I spend a considerable amount of time advising clients to refrain from pursuing a claim or lawsuit on a personal injury matter.  Sadly, many non-lawyers believe that attorneys live to file lawsuits, and think that attorneys believe that litigation is always in a client’s best interest.  This could not be further from the truth.

A plaintiff in a personal injury or wrongful death lawsuit has the burden to prove, by a preponderance of the evidence, all of the following:

  1. The defendant owed a duty of care to the plaintiff;
  2. The defendant breached his duty of care (“negligence”);
  3. The breach was both a proximate and actual cause of the plaintiff’s damages; and
  4. The extent of plaintiff’s damages (for example, pain and suffering (or “general damages”), past and future medical expenses, loss of earnings and impairment to future earning capacity).
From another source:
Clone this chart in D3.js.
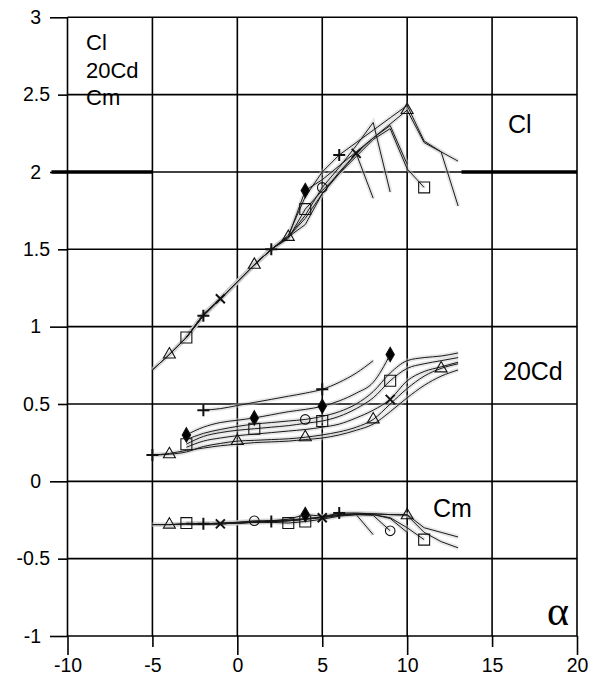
<!DOCTYPE html>
<html>
<head>
<meta charset="utf-8">
<script src="https://cdn.jsdelivr.net/npm/d3@7"></script>
<style>
  body { margin: 0; background: #fff; }
  text { font-family: "Liberation Sans", Arial, sans-serif; fill: #000; }
</style>
</head>
<body>
<div id="chart"></div>
<script>
// ---------------- DATA ----------------
// axis ticks
const xMajor = [-10, 0, 10, 20];
const xMinor = [-5, 5, 15];
const yMajor = [-1, 0, 1, 2, 3];
const yMinor = [-0.5, 0.5, 1.5, 2.5];

// series symbols (shared by the three groups of curves)
const clSymbols = ['plus', 'triangle', 'diamond', 'square', 'circle', 'x'];
const cdSymbols = ['plus', 'diamond', 'circle', 'square', 'x', 'triangle', 'plus'];
const cmSymbols = ['plus', 'triangle', 'diamond', 'square', 'circle', 'x'];

// Cl
const clAlpha = [
  [-5,-4,-3,-2,-1,0,1,2,3,4,5,6,7,8,9,10,11,12,13],
  [-5,-4,-3,-2,-1,0,1,2,3,4,5,6,7,8,9,10,11,13],
  [-3,-2,-1,0,1,2,3,4,5,6,7,8,9,10],
  [-3,-2,-1,0,1,2,3,4,5,6,7,8,9,10,11],
  [-3,-2,-1,0,1,2,3,4,5,6,7,8,9],
  [-4,-3,-2,-1,0,1,2,3,4,5,6,7,8]
];
const clValues = [
  [0.72,0.82,0.93,1.07,1.18,1.29,1.40,1.50,1.59,1.84,2.00,2.11,2.19,2.27,2.35,2.43,2.20,2.13,1.78],
  [0.72,0.82,0.93,1.08,1.18,1.29,1.40,1.50,1.58,1.66,1.86,2.00,2.12,2.22,2.31,2.40,2.19,2.07],
  [0.93,1.08,1.18,1.29,1.40,1.50,1.58,1.88,1.95,2.04,2.13,2.22,2.30,2.05],
  [0.93,1.07,1.18,1.29,1.40,1.50,1.57,1.76,1.88,1.99,2.10,2.21,2.28,2.02,1.90],
  [0.93,1.08,1.18,1.29,1.40,1.50,1.58,1.72,1.90,2.03,2.17,2.32,1.87],
  [0.82,0.93,1.07,1.18,1.29,1.40,1.50,1.58,1.70,1.86,1.99,2.12,1.83]
];
const clMarkAt = [[-2, 2, 6], [-4, 1, 3, 10], [4], [-3, 4, 11], [5], [-1, 7]];

// 20 Cd
const cdAlpha = [
  [-2,-1,0,1,2,3,4,5,6,7,8],
  [-3,-2,-1,0,1,2,3,4,5,6,7,8,9],
  [-3,-2,-1,0,1,2,3,4,5,6,7,8,9,10,11,12,13],
  [-3,-2,-1,0,1,2,3,4,5,6,7,8,9,10,11,12,13],
  [-3,-2,-1,0,1,2,3,4,5,6,7,8,9,10,11,12,13],
  [-5,-4,-3,-2,-1,0,1,2,3,4,5,6,7,8,9,10,11,12,13],
  [-5,-4,-3,-2,-1,0,1,2,3,4,5,6,7,8,9,10,11,12,13]
];
const cdValues = [
  [0.46,0.47,0.49,0.51,0.53,0.55,0.57,0.595,0.64,0.70,0.78],
  [0.30,0.35,0.38,0.395,0.41,0.43,0.45,0.465,0.485,0.52,0.57,0.64,0.82],
  [0.27,0.31,0.335,0.355,0.37,0.38,0.39,0.40,0.42,0.45,0.50,0.58,0.70,0.78,0.80,0.81,0.83],
  [0.24,0.29,0.315,0.33,0.34,0.35,0.36,0.375,0.39,0.42,0.47,0.54,0.65,0.73,0.76,0.78,0.80],
  [0.22,0.26,0.28,0.295,0.305,0.315,0.325,0.335,0.35,0.37,0.41,0.46,0.53,0.65,0.71,0.74,0.77],
  [0.17,0.175,0.19,0.225,0.245,0.26,0.265,0.27,0.275,0.285,0.30,0.32,0.35,0.40,0.50,0.60,0.68,0.73,0.76],
  [0.17,0.18,0.20,0.215,0.23,0.24,0.25,0.255,0.26,0.27,0.28,0.30,0.33,0.37,0.45,0.54,0.62,0.68,0.72]
];
const cdMarkAt = [[-2, 5], [-3, 1, 5, 9], [4], [-3, 1, 5, 9], [9], [-4, 0, 4, 8, 12], [-5]];

// Cm
const cmAlpha = [
  [-5,-4,-3,-2,-1,0,1,2,3,4,5,6,7,8,9,10,11,12,13],
  [-5,-4,-3,-2,-1,0,1,2,3,4,5,6,7,8,9,10,11,12,13],
  [-3,-2,-1,0,1,2,3,4,5,6,7,8,9,10],
  [-3,-2,-1,0,1,2,3,4,5,6,7,8,9,10,11],
  [-3,-2,-1,0,1,2,3,4,5,6,7,8,9],
  [-4,-3,-2,-1,0,1,2,3,4,5,6,7,8]
];
const cmValues = [
  [-0.28,-0.28,-0.275,-0.275,-0.275,-0.27,-0.265,-0.26,-0.255,-0.245,-0.23,-0.205,-0.205,-0.21,-0.215,-0.215,-0.30,-0.33,-0.36],
  [-0.28,-0.28,-0.275,-0.275,-0.275,-0.27,-0.265,-0.26,-0.255,-0.245,-0.23,-0.215,-0.21,-0.21,-0.215,-0.22,-0.33,-0.39,-0.43],
  [-0.275,-0.275,-0.27,-0.265,-0.26,-0.255,-0.245,-0.215,-0.225,-0.215,-0.21,-0.215,-0.24,-0.33],
  [-0.27,-0.275,-0.275,-0.27,-0.265,-0.265,-0.27,-0.26,-0.245,-0.225,-0.215,-0.215,-0.235,-0.30,-0.377],
  [-0.275,-0.275,-0.27,-0.265,-0.255,-0.255,-0.25,-0.24,-0.235,-0.22,-0.215,-0.22,-0.32],
  [-0.28,-0.275,-0.275,-0.275,-0.27,-0.265,-0.26,-0.255,-0.245,-0.235,-0.22,-0.215,-0.345]
];
const cmMarkAt = [[-2, 2, 6], [-4, 10], [4], [-3, 3, 4, 11], [1, 9], [-1, 5]];

// text labels
const legendLines = ['Cl', '20Cd', 'Cm'];

// ---------------- CHART ----------------
const W = 601, H = 689;
const x = d3.scaleLinear().domain([-10, 20]).range([67.5, 577]);
const y = d3.scaleLinear().domain([-1, 3]).range([636, 17.3]);

const svg = d3.select('#chart').append('svg')
  .attr('width', W).attr('height', H);

// grid
const grid = svg.append('g').attr('stroke', '#000').attr('stroke-width', 1.6);
grid.selectAll('.hl')
  .data(yMajor.concat(yMinor))
  .enter().append('line')
  .attr('x1', x(-10)).attr('x2', x(20))
  .attr('y1', d => y(d)).attr('y2', d => y(d));
grid.selectAll('.vl')
  .data(xMajor.concat(xMinor))
  .enter().append('line')
  .attr('y1', y(-1)).attr('y2', y(3))
  .attr('x1', d => x(d)).attr('x2', d => x(d));

// bold line at 2 (hidden behind the pasted curve picture in the middle)
[[-10, -5], [13.2, 20]].forEach(seg => {
  svg.append('line')
    .attr('x1', seg[0] === -10 ? x(-10) - 16 : x(seg[0])).attr('x2', x(seg[1]))
    .attr('y1', y(2)).attr('y2', y(2))
    .attr('stroke', '#000').attr('stroke-width', 3.4);
});

// axes (major ticks long, minor short)
function styleAxis(g) {
  g.select('.domain').remove();
  g.selectAll('line').attr('stroke', '#000').attr('stroke-width', 1.6);
  g.selectAll('text').attr('font-size', 19.5).attr('fill', '#000')
    .attr('font-family', '"Liberation Sans", Arial, sans-serif');
}
const fmt = d => String(d);
svg.append('g').attr('transform', `translate(${x(-10)},0)`)
  .call(d3.axisLeft(y).tickValues(yMajor).tickSize(17.5).tickPadding(9).tickFormat(fmt))
  .call(styleAxis);
svg.append('g').attr('transform', `translate(${x(-10)},0)`)
  .call(d3.axisLeft(y).tickValues(yMinor).tickSize(9.5).tickPadding(8).tickFormat(fmt))
  .call(styleAxis);
svg.append('g').attr('transform', `translate(0,${y(-1)})`)
  .call(d3.axisBottom(x).tickValues(xMajor).tickSize(19).tickPadding(3.5).tickFormat(fmt))
  .call(styleAxis);
svg.append('g').attr('transform', `translate(0,${y(-1)})`)
  .call(d3.axisBottom(x).tickValues(xMinor).tickSize(11).tickPadding(11.5).tickFormat(fmt))
  .call(styleAxis);

// curves
function symPath(name) {
  const s = 6;
  switch (name) {
    case 'plus': return `M${-s},0H${s}M0,${-s}V${s}`;
    case 'x': return `M${-4.5},${-4.5}L4.5,4.5M${-4.5},4.5L4.5,${-4.5}`;
    case 'triangle': return d3.symbol(d3.symbolTriangle, 62)();
    case 'diamond': return d3.symbol(d3.symbolDiamond, 60)();
    case 'circle': return d3.symbol(d3.symbolCircle, 72)();
    case 'square': return d3.symbol(d3.symbolSquare, 120)();
  }
}

function drawGroup(alphas, values, marks, symbols, curve) {
  const g = svg.append('g');
  const line = d3.line().x(d => x(d[0])).y(d => y(d[1])).curve(curve);
  // light grey fuzz of the scanned original
  alphas.forEach((al, i) => {
    const pts = al.map((a, j) => [a, values[i][j]]);
    g.append('path').attr('d', line(pts))
      .attr('fill', 'none').attr('stroke', '#c8c8c8').attr('stroke-width', 4.5).attr('opacity', 0.45);
  });
  alphas.forEach((al, i) => {
    const pts = al.map((a, j) => [a, values[i][j]]);
    g.append('path').attr('d', line(pts))
      .attr('fill', 'none').attr('stroke', '#1a1a1a').attr('stroke-width', 1);
  });
  alphas.forEach((al, i) => {
    const sym = symbols[i];
    const mpts = marks[i].map(a => [a, values[i][al.indexOf(a)]]);
    const filled = (sym === 'diamond');
    g.selectAll(null).data(mpts).enter().append('path')
      .attr('transform', d => `translate(${x(d[0])},${y(d[1])})`)
      .attr('d', symPath(sym))
      .attr('fill', filled ? '#000' : 'none')
      .attr('stroke', '#111')
      .attr('stroke-width', (sym === 'plus' || sym === 'x') ? 2 : 1.1);
  });
}

drawGroup(cdAlpha, cdValues, cdMarkAt, cdSymbols, d3.curveMonotoneX);
drawGroup(cmAlpha, cmValues, cmMarkAt, cmSymbols, d3.curveLinear);
drawGroup(clAlpha, clValues, clMarkAt, clSymbols, d3.curveLinear);

// legend at top left
svg.append('g').selectAll('text')
  .data(legendLines)
  .enter().append('text')
  .attr('x', 86).attr('y', (d, i) => 50 + i * 27.6)
  .attr('font-size', 22)
  .text(d => d);

// labels next to the curve groups
svg.append('text').attr('x', 508).attr('y', 133).attr('font-size', 25).text('Cl');
svg.append('text').attr('x', 503).attr('y', 380).attr('font-size', 25).text('20Cd');
svg.append('text').attr('x', 433).attr('y', 517).attr('font-size', 25).text('Cm');
svg.append('text').attr('x', 569).attr('y', 625).attr('text-anchor', 'end')
  .attr('font-size', 42).style('font-family', '"Liberation Serif", serif').text('α');
</script>
</body>
</html>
Just as important, the defendant should either be insured by a policy of liability insurance that will cover any judgment or settlement that the plaintiff obtains in the lawsuit, or have the financial ability to pay a judgment rendered in favor of the plaintiff.

Occasionally, after evaluating a prospective client’s case, I am faced with the unenviable task of informing that person that the defendant is not at fault, or the defendant’s fault was not the cause of that person’s damages.  Or just as frustrating, the responsible person was not insured and will not be able to pay any judgment rendered against him.

Sometimes, litigation may not be in a client’s best interest.  The decision about whether a person should pursue a claim or lawsuit, of course, is highly fact-specific, and should be undertaken only after consultation with a competent attorney.